#### WHAT IS NEEDED:
Exactly the lines from the one with "What Plotly code" to the one with "18.25, 18.25, 18.25, 18.25, 18.25, 18.25, 18.25, 18.25]", both included, are to be printed again; leave out the rest.

== EXERCISE DATA

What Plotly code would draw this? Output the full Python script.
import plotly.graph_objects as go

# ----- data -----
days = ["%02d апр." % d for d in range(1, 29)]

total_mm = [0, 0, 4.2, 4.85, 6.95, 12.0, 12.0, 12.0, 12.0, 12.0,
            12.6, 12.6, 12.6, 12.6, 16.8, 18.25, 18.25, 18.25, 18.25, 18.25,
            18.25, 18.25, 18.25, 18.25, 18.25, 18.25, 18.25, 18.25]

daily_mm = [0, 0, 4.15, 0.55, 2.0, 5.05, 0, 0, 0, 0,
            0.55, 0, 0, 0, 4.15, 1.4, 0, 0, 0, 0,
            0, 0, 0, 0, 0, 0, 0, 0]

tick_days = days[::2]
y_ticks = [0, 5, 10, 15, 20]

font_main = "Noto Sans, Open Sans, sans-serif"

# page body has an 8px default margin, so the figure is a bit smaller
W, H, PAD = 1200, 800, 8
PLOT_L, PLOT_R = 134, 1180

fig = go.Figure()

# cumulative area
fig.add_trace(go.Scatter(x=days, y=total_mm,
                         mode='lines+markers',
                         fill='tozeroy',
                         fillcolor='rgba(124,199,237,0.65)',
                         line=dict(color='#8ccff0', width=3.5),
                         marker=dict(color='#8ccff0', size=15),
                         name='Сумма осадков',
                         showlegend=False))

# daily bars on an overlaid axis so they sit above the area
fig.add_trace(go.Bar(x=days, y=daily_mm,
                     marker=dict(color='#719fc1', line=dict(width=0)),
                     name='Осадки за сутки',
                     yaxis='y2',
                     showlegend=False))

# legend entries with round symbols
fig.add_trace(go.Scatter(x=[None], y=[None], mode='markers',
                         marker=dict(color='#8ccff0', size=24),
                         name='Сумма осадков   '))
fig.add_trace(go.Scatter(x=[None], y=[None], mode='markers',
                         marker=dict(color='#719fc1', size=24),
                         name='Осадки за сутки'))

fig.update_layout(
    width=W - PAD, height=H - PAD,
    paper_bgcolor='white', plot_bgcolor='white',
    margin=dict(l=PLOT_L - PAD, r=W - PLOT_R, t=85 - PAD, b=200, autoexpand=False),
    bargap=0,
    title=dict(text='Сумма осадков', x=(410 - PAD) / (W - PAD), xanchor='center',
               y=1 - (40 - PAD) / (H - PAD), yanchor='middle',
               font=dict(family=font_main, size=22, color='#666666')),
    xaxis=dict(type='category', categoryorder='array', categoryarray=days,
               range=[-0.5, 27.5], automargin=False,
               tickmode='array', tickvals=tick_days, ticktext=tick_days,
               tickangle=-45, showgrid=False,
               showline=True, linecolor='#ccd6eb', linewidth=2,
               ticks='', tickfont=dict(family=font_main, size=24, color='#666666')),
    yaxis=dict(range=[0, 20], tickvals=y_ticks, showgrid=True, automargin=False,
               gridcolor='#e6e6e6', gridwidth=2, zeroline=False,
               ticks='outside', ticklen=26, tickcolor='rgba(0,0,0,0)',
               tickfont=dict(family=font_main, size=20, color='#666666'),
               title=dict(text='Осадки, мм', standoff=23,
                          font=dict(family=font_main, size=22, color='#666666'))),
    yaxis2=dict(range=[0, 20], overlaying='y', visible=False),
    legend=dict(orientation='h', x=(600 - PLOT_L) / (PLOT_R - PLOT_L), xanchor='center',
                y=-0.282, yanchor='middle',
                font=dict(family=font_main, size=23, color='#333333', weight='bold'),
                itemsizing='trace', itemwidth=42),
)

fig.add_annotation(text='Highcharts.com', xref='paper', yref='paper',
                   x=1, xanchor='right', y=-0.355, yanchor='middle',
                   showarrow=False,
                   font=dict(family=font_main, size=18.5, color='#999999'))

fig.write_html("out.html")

====
== EXERCISE DATA

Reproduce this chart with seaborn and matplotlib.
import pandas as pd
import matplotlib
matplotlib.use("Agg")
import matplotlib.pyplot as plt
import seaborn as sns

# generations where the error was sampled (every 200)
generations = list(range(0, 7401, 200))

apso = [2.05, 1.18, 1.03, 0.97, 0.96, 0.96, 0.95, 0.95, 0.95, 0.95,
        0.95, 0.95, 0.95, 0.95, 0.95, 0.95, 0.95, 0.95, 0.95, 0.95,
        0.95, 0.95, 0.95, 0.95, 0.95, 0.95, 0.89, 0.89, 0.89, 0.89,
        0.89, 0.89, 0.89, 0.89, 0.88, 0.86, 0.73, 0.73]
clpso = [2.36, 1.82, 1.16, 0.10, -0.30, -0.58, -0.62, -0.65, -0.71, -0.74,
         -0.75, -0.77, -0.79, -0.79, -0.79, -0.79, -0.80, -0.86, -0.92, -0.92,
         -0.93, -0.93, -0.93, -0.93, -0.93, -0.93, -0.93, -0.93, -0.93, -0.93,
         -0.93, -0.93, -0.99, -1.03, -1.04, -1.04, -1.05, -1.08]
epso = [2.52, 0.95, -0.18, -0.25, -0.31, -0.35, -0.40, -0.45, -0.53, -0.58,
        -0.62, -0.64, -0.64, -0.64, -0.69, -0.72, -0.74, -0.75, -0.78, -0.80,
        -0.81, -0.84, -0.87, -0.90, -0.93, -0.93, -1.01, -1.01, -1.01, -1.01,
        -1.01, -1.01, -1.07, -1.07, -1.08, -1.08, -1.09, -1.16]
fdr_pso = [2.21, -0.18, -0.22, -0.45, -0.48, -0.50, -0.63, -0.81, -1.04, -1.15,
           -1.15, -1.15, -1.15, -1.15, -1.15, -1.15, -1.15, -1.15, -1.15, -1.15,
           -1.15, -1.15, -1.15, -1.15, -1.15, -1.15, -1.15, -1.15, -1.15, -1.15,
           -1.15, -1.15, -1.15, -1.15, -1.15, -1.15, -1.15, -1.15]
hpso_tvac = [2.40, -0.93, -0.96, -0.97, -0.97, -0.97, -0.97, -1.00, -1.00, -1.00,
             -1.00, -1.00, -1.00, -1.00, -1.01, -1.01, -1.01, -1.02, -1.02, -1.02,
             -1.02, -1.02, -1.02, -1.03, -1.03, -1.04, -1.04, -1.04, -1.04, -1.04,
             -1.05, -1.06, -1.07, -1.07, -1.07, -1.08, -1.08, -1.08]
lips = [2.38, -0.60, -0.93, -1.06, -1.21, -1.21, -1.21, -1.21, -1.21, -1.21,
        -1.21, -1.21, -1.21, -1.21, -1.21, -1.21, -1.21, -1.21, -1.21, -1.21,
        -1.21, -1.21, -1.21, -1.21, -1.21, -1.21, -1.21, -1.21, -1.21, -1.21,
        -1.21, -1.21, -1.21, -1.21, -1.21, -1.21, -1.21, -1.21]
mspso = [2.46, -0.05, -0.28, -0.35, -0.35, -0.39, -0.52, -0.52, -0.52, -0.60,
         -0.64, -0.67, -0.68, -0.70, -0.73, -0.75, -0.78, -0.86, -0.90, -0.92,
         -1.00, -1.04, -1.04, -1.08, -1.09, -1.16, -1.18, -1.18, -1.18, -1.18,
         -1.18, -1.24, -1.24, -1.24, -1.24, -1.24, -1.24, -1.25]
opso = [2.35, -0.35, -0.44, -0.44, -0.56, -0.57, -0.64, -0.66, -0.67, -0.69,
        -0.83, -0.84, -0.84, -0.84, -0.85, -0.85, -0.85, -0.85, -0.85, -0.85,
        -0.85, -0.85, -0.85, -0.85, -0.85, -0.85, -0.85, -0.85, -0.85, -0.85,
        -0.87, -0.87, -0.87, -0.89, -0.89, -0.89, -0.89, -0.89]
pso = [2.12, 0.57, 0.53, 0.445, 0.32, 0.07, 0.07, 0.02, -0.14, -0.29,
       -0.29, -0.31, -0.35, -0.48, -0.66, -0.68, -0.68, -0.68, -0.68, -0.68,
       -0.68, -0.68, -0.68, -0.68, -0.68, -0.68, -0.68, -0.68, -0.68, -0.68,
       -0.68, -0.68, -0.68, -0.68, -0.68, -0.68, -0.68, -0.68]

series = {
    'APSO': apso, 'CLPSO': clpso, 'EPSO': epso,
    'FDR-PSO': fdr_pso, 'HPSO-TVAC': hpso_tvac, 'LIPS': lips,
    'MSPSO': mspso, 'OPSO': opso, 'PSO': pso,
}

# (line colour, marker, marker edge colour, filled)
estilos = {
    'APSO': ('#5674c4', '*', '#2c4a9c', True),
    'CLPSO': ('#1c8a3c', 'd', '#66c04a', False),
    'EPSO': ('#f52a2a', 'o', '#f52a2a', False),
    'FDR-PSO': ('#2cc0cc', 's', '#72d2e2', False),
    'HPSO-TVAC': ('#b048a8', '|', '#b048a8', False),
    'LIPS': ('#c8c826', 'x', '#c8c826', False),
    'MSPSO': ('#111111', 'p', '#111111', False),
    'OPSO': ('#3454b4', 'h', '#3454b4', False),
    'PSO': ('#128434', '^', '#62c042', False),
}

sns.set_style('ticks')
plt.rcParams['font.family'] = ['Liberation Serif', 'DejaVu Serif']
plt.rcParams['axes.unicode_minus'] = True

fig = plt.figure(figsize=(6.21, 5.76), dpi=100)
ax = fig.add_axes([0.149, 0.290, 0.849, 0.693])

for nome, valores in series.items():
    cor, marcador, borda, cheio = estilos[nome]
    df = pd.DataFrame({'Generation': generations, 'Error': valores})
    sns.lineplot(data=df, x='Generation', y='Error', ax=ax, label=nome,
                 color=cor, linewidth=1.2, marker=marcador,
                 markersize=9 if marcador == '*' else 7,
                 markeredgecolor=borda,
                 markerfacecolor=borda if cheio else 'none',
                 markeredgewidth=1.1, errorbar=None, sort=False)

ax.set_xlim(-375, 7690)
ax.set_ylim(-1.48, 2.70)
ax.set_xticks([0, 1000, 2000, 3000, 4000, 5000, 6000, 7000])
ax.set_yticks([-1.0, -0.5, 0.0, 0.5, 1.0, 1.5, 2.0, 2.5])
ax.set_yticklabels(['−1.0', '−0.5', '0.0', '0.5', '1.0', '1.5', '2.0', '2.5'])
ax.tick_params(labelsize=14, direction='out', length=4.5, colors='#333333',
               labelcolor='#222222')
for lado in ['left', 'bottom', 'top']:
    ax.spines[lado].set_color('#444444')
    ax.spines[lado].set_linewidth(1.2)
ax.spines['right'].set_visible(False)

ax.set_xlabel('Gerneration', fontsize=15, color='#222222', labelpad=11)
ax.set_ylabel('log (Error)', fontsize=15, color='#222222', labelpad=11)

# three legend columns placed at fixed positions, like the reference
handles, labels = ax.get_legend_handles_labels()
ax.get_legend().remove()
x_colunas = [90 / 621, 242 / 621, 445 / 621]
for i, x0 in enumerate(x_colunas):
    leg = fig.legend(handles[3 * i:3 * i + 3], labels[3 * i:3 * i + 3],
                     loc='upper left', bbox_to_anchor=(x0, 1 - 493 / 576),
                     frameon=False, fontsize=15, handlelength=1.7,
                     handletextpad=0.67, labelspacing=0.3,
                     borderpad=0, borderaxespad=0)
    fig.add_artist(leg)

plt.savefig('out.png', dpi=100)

====

#### TASK OUTPUT:
What Plotly code would draw this? Output the full Python script.
import plotly.graph_objects as go

# ----- data -----
days = ["%02d апр." % d for d in range(1, 29)]

total_mm = [0, 0, 4.2, 4.85, 6.95, 12.0, 12.0, 12.0, 12.0, 12.0,
            12.6, 12.6, 12.6, 12.6, 16.8, 18.25, 18.25, 18.25, 18.25, 18.25,
            18.25, 18.25, 18.25, 18.25, 18.25, 18.25, 18.25, 18.25]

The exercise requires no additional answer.